A radio programme I listened to a few days ago, about the life of Blaise Pascal, reminded me that I had written a poem in which “Pascal’s Wager” makes an appearance.  Pascal (1623-62) was a French mathematician, physicist and philosopher, chiefly known, these days, as the author of the “Pensees” – an acknowledged literary/philosophical classic.  His “Wager” is a metaphysical argument that goes, briefly, as follows: We don’t know if God exists or not.  Nevertheless, we can ask the question “Is it better to believe in the existence of God, or not?”  Pascal’s answer: “If God exists, then it is clearly better for us to have believed in God; infinitely better, given the prospect of eternal bliss for believers, and eternal damnation for non-believers.  If God does not exist, then we lose nothing by our mistaken belief.  So belief is the dominant strategy; it can win, and cannot lose.  The wager is infinity to nothing.”
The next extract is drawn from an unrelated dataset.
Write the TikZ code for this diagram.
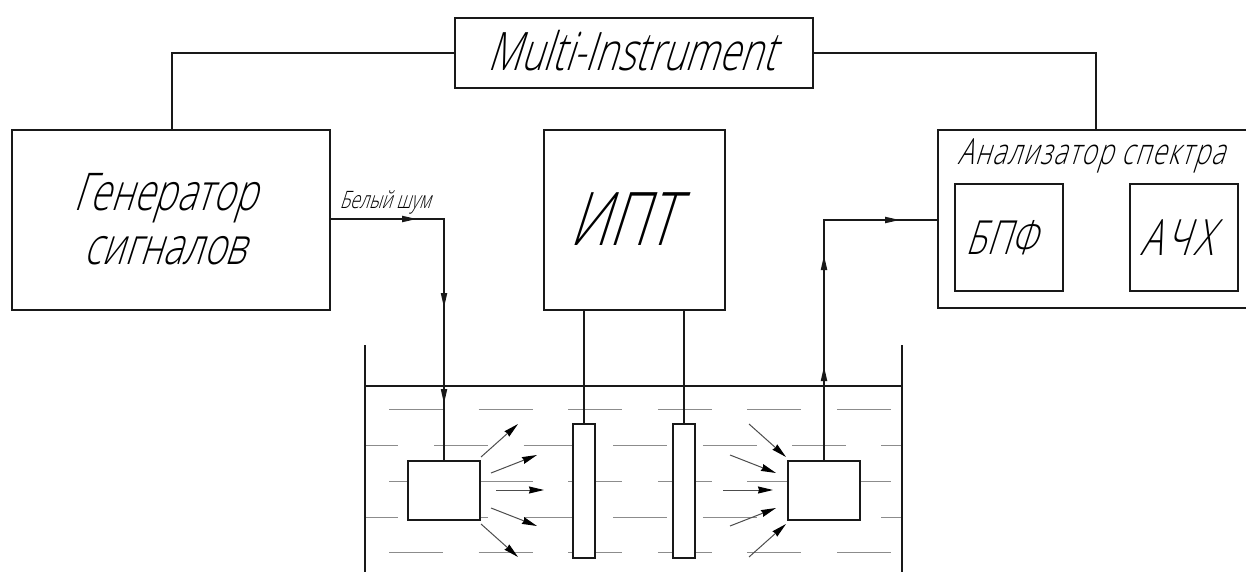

There are, of course, many criticisms of this argument, which I do not intend to discuss here.  My poem “And Now I Lay Me Down” came about when I started asking myself why , on going to bed at night, I had started remembering the prayer my mother had taught me to recite, as a child.  The “Wager” is alluded to because it deals with primary thoughts and fears that I had categorised and parcelled-up as “child-like” and presumed I had forgotten about long ago.
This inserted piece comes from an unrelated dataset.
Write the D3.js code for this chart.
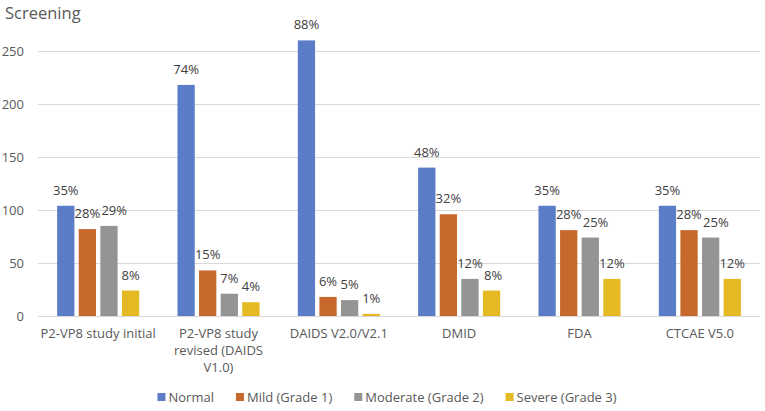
<!DOCTYPE html>
<html>
<head>
<meta charset="utf-8">
<script src="https://cdn.jsdelivr.net/npm/d3@7/dist/d3.min.js"></script>
<style>
  body { margin: 0; background: #fff; }
  svg { display: block; font-family: "Open Sans", "Noto Sans", sans-serif; }
</style>
</head>
<body>
<svg width="765" height="411"></svg>
<script>
var categories = [
    ["P2-VP8 study initial"],
    ["P2-VP8 study", "revised (DAIDS", "V1.0)"],
    ["DAIDS V2.0/V2.1"],
    ["DMID"],
    ["FDA"],
    ["CTCAE V5.0"]
];
var seriesNames = ["Normal", "Mild (Grade 1)", "Moderate (Grade 2)", "Severe (Grade 3)"];
var seriesColors = ["#5b7dc8", "#c7692d", "#949494", "#e5b923"];

// counts per category, one array per series
var normal   = [104, 218, 260, 140, 104, 104];
var mild     = [82, 43, 18, 96, 81, 81];
var moderate = [85, 21, 15, 35, 74, 74];
var severe   = [24, 13, 2, 24, 35, 35];

var normalPct   = ["35%", "74%", "88%", "48%", "35%", "35%"];
var mildPct     = ["28%", "15%", "6%", "32%", "28%", "28%"];
var moderatePct = ["29%", "7%", "5%", "12%", "25%", "25%"];
var severePct   = ["8%", "4%", "1%", "8%", "12%", "12%"];

var yTicks = [0, 50, 100, 150, 200, 250];

var values = [normal, mild, moderate, severe];
var pcts = [normalPct, mildPct, moderatePct, severePct];

var svg = d3.select("svg");
var plotLeft = 38, plotRight = 760, plotBottom = 316, plotTop = 51;

var x0 = d3.scaleBand()
    .domain(d3.range(categories.length))
    .range([plotLeft, plotRight])
    .paddingInner(0.318)
    .paddingOuter(0.159);

var x1 = d3.scaleBand()
    .domain(d3.range(seriesNames.length))
    .range([0, x0.bandwidth()])
    .paddingInner(0.2);

var y = d3.scaleLinear().domain([0, 250]).range([plotBottom, plotTop]);

// title
svg.append("text")
    .attr("x", 5)
    .attr("y", 19)
    .attr("font-size", 16.5)
    .attr("fill", "#595959")
    .text("Screening");

// gridlines
svg.append("g").selectAll("line")
    .data(yTicks)
    .enter().append("line")
    .attr("x1", plotLeft)
    .attr("x2", plotRight)
    .attr("y1", function (d) { return Math.round(y(d)) + 0.5; })
    .attr("y2", function (d) { return Math.round(y(d)) + 0.5; })
    .attr("stroke", "#d9d9d9")
    .attr("stroke-width", 1);

// y tick labels
svg.append("g").selectAll("text")
    .data(yTicks)
    .enter().append("text")
    .attr("x", 24)
    .attr("y", function (d) { return y(d) + 4.5; })
    .attr("text-anchor", "end")
    .attr("font-size", 13)
    .attr("fill", "#595959")
    .text(function (d) { return d; });

// bars
var groups = svg.append("g").selectAll("g")
    .data(categories)
    .enter().append("g")
    .attr("transform", function (d, i) { return "translate(" + x0(i) + ",0)"; });

function rows(d, i) {
    return values.map(function (s, k) { return { k: k, v: s[i], p: pcts[k][i] }; });
}

groups.selectAll("rect")
    .data(rows)
    .enter().append("rect")
    .attr("x", function (d) { return x1(d.k); })
    .attr("width", x1.bandwidth())
    .attr("y", function (d) { return y(d.v); })
    .attr("height", function (d) { return y(0) - y(d.v); })
    .attr("fill", function (d) { return seriesColors[d.k]; });

groups.selectAll("text.lbl")
    .data(rows)
    .enter().append("text")
    .attr("class", "lbl")
    .attr("x", function (d) { return x1(d.k) + x1.bandwidth() / 2; })
    .attr("y", function (d) { return y(d.v) - 11; })
    .attr("text-anchor", "middle")
    .attr("font-size", 13)
    .attr("fill", "#404040")
    .text(function (d) { return d.p; });

// nudge a label right when it collides with the one before it (like Excel does)
groups.each(function () {
    var prev = null;
    d3.select(this).selectAll("text.lbl").each(function () {
        var b = this.getBBox();
        if (prev && Math.abs(b.y - prev.y) < b.height && b.x < prev.x + prev.width + 1) {
            var shift = prev.x + prev.width + 1 - b.x;
            d3.select(this).attr("x", +d3.select(this).attr("x") + shift);
            b = this.getBBox();
        }
        prev = b;
    });
});

// category labels
var cat = svg.append("g").selectAll("text")
    .data(categories)
    .enter().append("text")
    .attr("x", function (d, i) { return x0(i) + x0.bandwidth() / 2; })
    .attr("y", 338)
    .attr("text-anchor", "middle")
    .attr("font-size", 13)
    .attr("fill", "#595959");

cat.selectAll("tspan")
    .data(function (d) { return d; })
    .enter().append("tspan")
    .attr("x", function () { return d3.select(this.parentNode).attr("x"); })
    .attr("dy", function (d, i) { return i === 0 ? 0 : 17; })
    .text(function (d) { return d; });

// legend
var legend = svg.append("g");
var lx = 0;
seriesNames.forEach(function (name, i) {
    var item = legend.append("g").attr("transform", "translate(" + lx + ",0)");
    item.append("rect")
        .attr("x", 0).attr("y", -4)
        .attr("width", 8).attr("height", 8)
        .attr("fill", seriesColors[i]);
    var t = item.append("text")
        .attr("x", 11).attr("y", 4.5)
        .attr("font-size", 13)
        .attr("fill", "#595959")
        .text(name);
    lx += 11 + t.node().getComputedTextLength() + 22;
});
var legendWidth = lx - 22;
legend.attr("transform", "translate(" + (387 - legendWidth / 2) + ",397)");
</script>
</body>
</html>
And now I lay me down to sleep,
I pray The Lord my soul to keep.
If I should die before I wake,
I pray The Lord my soul to take.

“Now I want you to listen.  Say after me . . .”
I whispered it, dutifully, every night.
Like confessing sins; obligatory, right.
Thirty two syllables; four lines of eight.
A way to avert an unnameable fate.
An incantation; a magical spell.
As long as I uttered it, all would be well.
Later, much later, scales fell from my eyes.
Holy baloney!  A tissue of lies.
The scorn, the arrogance, of teenage years.
No longer a child; no more childish fears . . .

Thirty two syllables; four lines of eight.
Osiris assesses the soul by weight . . .

Fifty years or more, lying dormant in my brain.
Now, unbidden, they rise up again.
The rough magic of childhood has been abjured.
But Pascal’s Wager: shouldn’t one be insured?
Lame joke; dark humour, pitched against my plight.
Child-like again, in the dwindling light;
fearing the impending, unending night.